Lobiciliğin birçok farklı uygulama şekli vardır. Örneğin, bir lobici, bir politikacıyla yüz yüze görüşmeler yapabilir, telefonla aramalar yapabilir veya kamuoyu oluşturmak amacıyla medya aracılığıyla kampanyalar düzenleyebilir. Ayrıca, yasa koyucuların ve diğer devlet yetkililerinin kararlarını etkilemek için büyük miktarda para bağışları da yapılabilir.

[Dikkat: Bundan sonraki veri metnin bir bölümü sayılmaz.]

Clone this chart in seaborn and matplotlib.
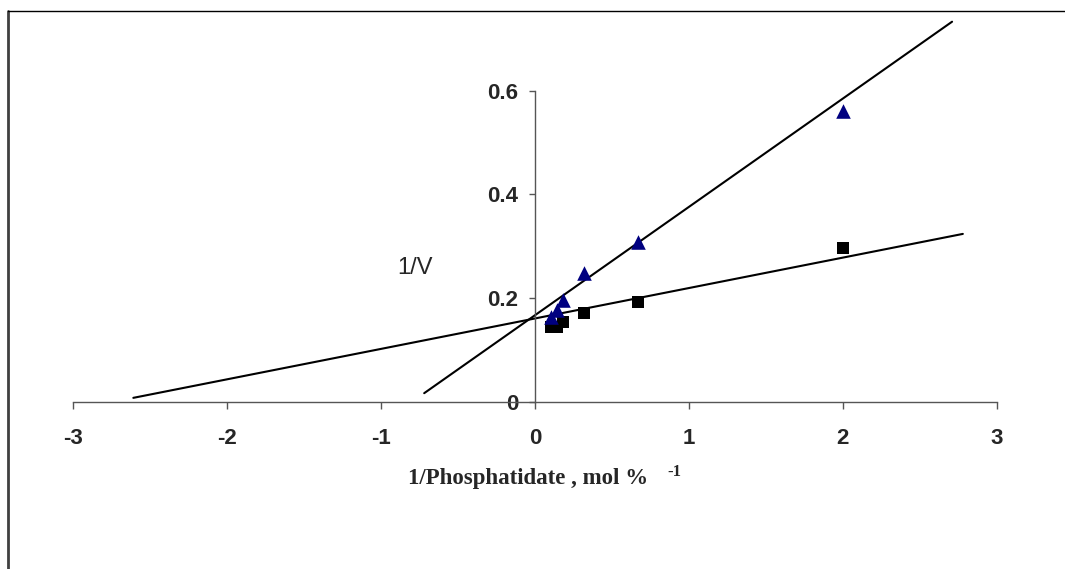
import numpy as np
import pandas as pd
import seaborn as sns
import matplotlib.pyplot as plt
from matplotlib.lines import Line2D

# data
x_inv = [0.105, 0.14, 0.18, 0.32, 0.67, 2.0]
v_tri = [0.164, 0.177, 0.197, 0.248, 0.309, 0.56]
v_sq = [0.145, 0.145, 0.154, 0.171, 0.192, 0.296]

# straight lines (end points, data units)
line_tri_x = [-0.72, 2.71]
line_tri_y = [0.017, 0.733]
line_sq_x = [-2.61, 2.78]
line_sq_y = [0.008, 0.324]

x_ticks = [-3, -2, -1, 0, 1, 2, 3]
y_ticks = [0, 0.2, 0.4, 0.6]
y_ticklabels = ['0', '0.2', '0.4', '0.6']

sns.set_style('white')
plt.rcParams['font.family'] = ['Liberation Sans', 'DejaVu Sans']

fig = plt.figure(figsize=(10.65, 5.69), dpi=100)
ax = fig.add_axes([73.3 / 1065, 167 / 569, 923.4 / 1065, 394.3 / 569])

lines = pd.DataFrame({
    'x': line_tri_x + line_sq_x,
    'y': line_tri_y + line_sq_y,
    'serie': ['tri', 'tri', 'sq', 'sq'],
})
sns.lineplot(data=lines, x='x', y='y', units='serie', estimator=None,
             color='black', linewidth=1.5, ax=ax, clip_on=False)

sns.scatterplot(x=x_inv, y=v_sq, marker='s', color='black', s=75,
                edgecolor='black', linewidth=0, ax=ax, zorder=3)
sns.scatterplot(x=x_inv, y=v_tri, marker='^', color='#000080', s=110,
                edgecolor='#000080', linewidth=0, ax=ax, zorder=3)

ax.set_xlim(-3, 3)
ax.set_ylim(0, 0.76)

# axes crossing at zero
ax.spines['left'].set_position(('data', 0))
ax.spines['left'].set_bounds(0, 0.6)
ax.spines['right'].set_visible(False)
ax.spines['top'].set_visible(False)
for s in ['left', 'bottom']:
    ax.spines[s].set_color('#555555')
    ax.spines[s].set_linewidth(1.0)

ax.set_xticks(x_ticks)
ax.set_xticklabels([str(t) for t in x_ticks], fontsize=16, fontweight='bold')
ax.set_yticks(y_ticks)
ax.set_yticklabels(y_ticklabels, fontsize=16, fontweight='bold')
ax.tick_params(axis='x', direction='out', length=5, width=1, color='#555555', pad=13.5, bottom=True)
ax.tick_params(axis='y', direction='out', length=4, width=1, color='#555555', pad=8, left=True)
ax.set_xlabel('')
ax.set_ylabel('')

ax.text(-0.78, 0.258, '1/V', fontsize=17, ha='center', va='center')

serif = ['Liberation Serif', 'DejaVu Serif']
fig.text(648 / 1065, 1 - 484 / 569, '1/Phosphatidate , mol %',
         family=serif, fontweight='bold', fontsize=16.5, ha='right', va='baseline')
fig.text(667 / 1065, 1 - 476 / 569, '-1',
         family=serif, fontweight='bold', fontsize=12, ha='left', va='baseline')

# chart area border (only top and left visible)
fig.add_artist(Line2D([8 / 1065, 8 / 1065], [0, 1 - 11 / 569], color='#404040', linewidth=2))
fig.add_artist(Line2D([8 / 1065, 1], [1 - 11 / 569, 1 - 11 / 569], color='black', linewidth=1))

plt.savefig('out.png', dpi=100)
plt.close()
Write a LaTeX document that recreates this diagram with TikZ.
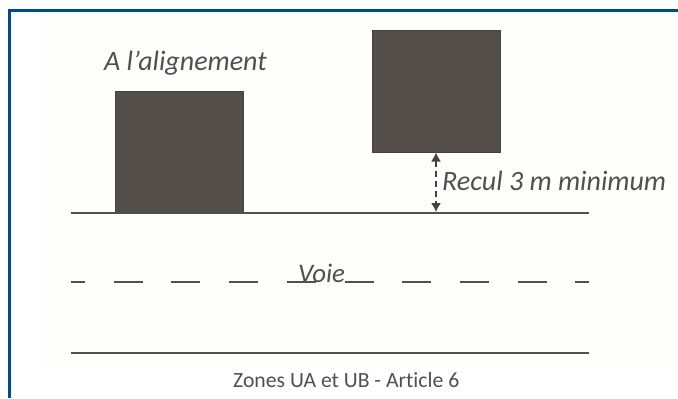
\documentclass[tikz,border=0pt]{standalone}
\usepackage{fontspec}
\setmainfont[Ligatures=NoCommon]{Carlito}
\usetikzlibrary{arrows.meta}
\definecolor{frameblue}{HTML}{004A8F}
\definecolor{housefill}{HTML}{544E4B}
\definecolor{houseedge}{HTML}{45413F}
\definecolor{linegray}{HTML}{505050}
\definecolor{textgray}{HTML}{505050}
\definecolor{paper}{HTML}{FEFEFD}
\tikzset{
  x=1bp,y=-1bp,
  house/.style={draw=houseedge,line width=1bp,fill=housefill,minimum width=128bp,minimum height=122bp,inner sep=0pt,outer sep=0pt},
  road/.style={draw=linegray,line width=2bp},
  axisdash/.style={road,dash pattern=on 29bp off 28.7bp,dash phase=15bp},
  label/.style={text=textgray,inner sep=0pt,anchor=base west,font=\fontsize{28bp}{30bp}\selectfont\itshape},
  caption/.style={text=textgray,inner sep=0pt,anchor=base west,font=\fontsize{21.7bp}{24bp}\selectfont},
  frame/.style={draw=frameblue,line width=3bp},
  measure/.style={draw=houseedge,line width=1.5bp,dash pattern=on 6bp off 4bp,{Latex[length=9bp,width=10bp]}-{Latex[length=9bp,width=10bp]}}
}
\begin{document}
\begin{tikzpicture}
\useasboundingbox (0,0) rectangle (678,398);
\fill[white] (0,0) rectangle (678,398);
\fill[paper] (40,14) rectangle (678,368);
\coordinate (fa) at (9.5,398);
\coordinate (fb) at (9.5,10.5);
\coordinate (fc) at (678,10.5);
\draw[frame] (fa) -- (fb) -- (fc);
\coordinate (g1) at (71,212.5);
\coordinate (g2) at (589,212.5);
\coordinate (d1) at (71,282);
\coordinate (d2) at (589,282);
\coordinate (b1) at (71,353);
\coordinate (b2) at (589,353);
\node[house] (h1) at (179.5,152) {};
\node[house] (h2) at (436,91.5) {};
\draw[road] (g1) -- (g2);
\draw[axisdash] (d1) -- (d2);
\draw[road] (b1) -- (b2);
\coordinate (gm) at (436,212);
\draw[measure] (h2.south) -- (gm);
\node[label] (t1) at (104,70) {A l’alignement};
\node[label] (t2) at (442,190) {Recul 3 m minimum};
\node[label,font=\fontsize{26.8bp}{28bp}\selectfont\itshape] (t3) at (298,282) {Voie};
\node[caption] (t4) at (233,387) {Zones UA et UB - Article 6};
\end{tikzpicture}
\end{document}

Lobiciliğin Etik Boyutu ve Hukuki Çerçevesi

Lobiciliğin hukuki ve etik boyutu, zaman zaman tartışmalara neden olmuştur. Lobicilik, yasa koyucuların ve kamu görevlilerinin kararlarını etkileme hakkını tanır. Ancak bu etki yaratma sürecinin şeffaf ve adil bir şekilde yürütülmesi gerekir.

Amerika Birleşik Devletleri gibi ülkelerde, lobicilik faaliyetlerinin belirli kurallara ve düzenlemelere tabi olmasının sebebi de budur. 1995 yılında kabul edilen *Lobbying Disclosure Act* (Lobicilik Açıklama Yasası), lobicilerin, hükümet yetkililerine yaptığı harcamaları ve faaliyetlerini şeffaf bir şekilde açıklamalarını zorunlu kılmıştır. Bu yasaya göre, lobiciler, kamuoyunun ve yasa koyucuların bu tür faaliyetlerin farkında olmasını sağlamak için düzenli raporlar sunmak zorundadırlar.

Lobicilik Nereden Gelir?

Lobicilik, esasen ekonomik ve politik yapılarla bağlantılıdır. Bu bağlamda, lobiciliğin kökenleri, devletle bireyler arasındaki etkileşimlerden, ticaret ve iş dünyasının kamu politikalarını etkileme ihtiyacından kaynaklanmaktadır. Ekonomik gücü elinde bulunduran şirketler, gruplar ve dernekler, çıkarlarını koruyabilmek için lobiciliği bir strateji olarak kullanmışlardır.

Ayrıca, toplumsal ve kültürel değişimler de lobiciliğin doğuşunda etkili olmuştur. Örneğin, endüstriyel devrim sonrası ekonomik yapıların değişmesi ve kentleşme, şirketlerin ve tüccarların hükümet ile ilişkilerini değiştirmiştir. Bu durum, lobiciliğin daha organize ve stratejik bir hale gelmesini sağlamıştır.

Lobiciliğin Geleceği: Dijital Dünyada Yeni Yönelimler

Teknolojinin gelişmesi, lobiciliğin geleceğini de şekillendirmektedir. Dijital medya, sosyal medya platformları ve çevrimiçi etkileşimler, lobicilerin kamuoyunu etkilemek için kullandığı yeni araçlar haline gelmiştir. Özellikle sosyal medya üzerinden yapılan kampanyalar ve etkileşimler, lobiciliğin daha geniş kitlelere ulaşmasını sağlamaktadır.

Sonuç olarak, lobicilik, tarihsel olarak ticaret ve ekonomik çıkarlar doğrultusunda gelişmiş, ancak zamanla profesyonelleşmiş ve sistematik bir hale gelmiştir. Bugün, hem kurumlar hem de bireyler, kamu politikalarını etkileme amacı güderek lobicilik faaliyetleri yürütmektedir. Lobiciliğin geleceği, dijital teknolojilerin daha fazla entegrasyonu ve şeffaflık anlayışının artmasıyla şekillenecektir.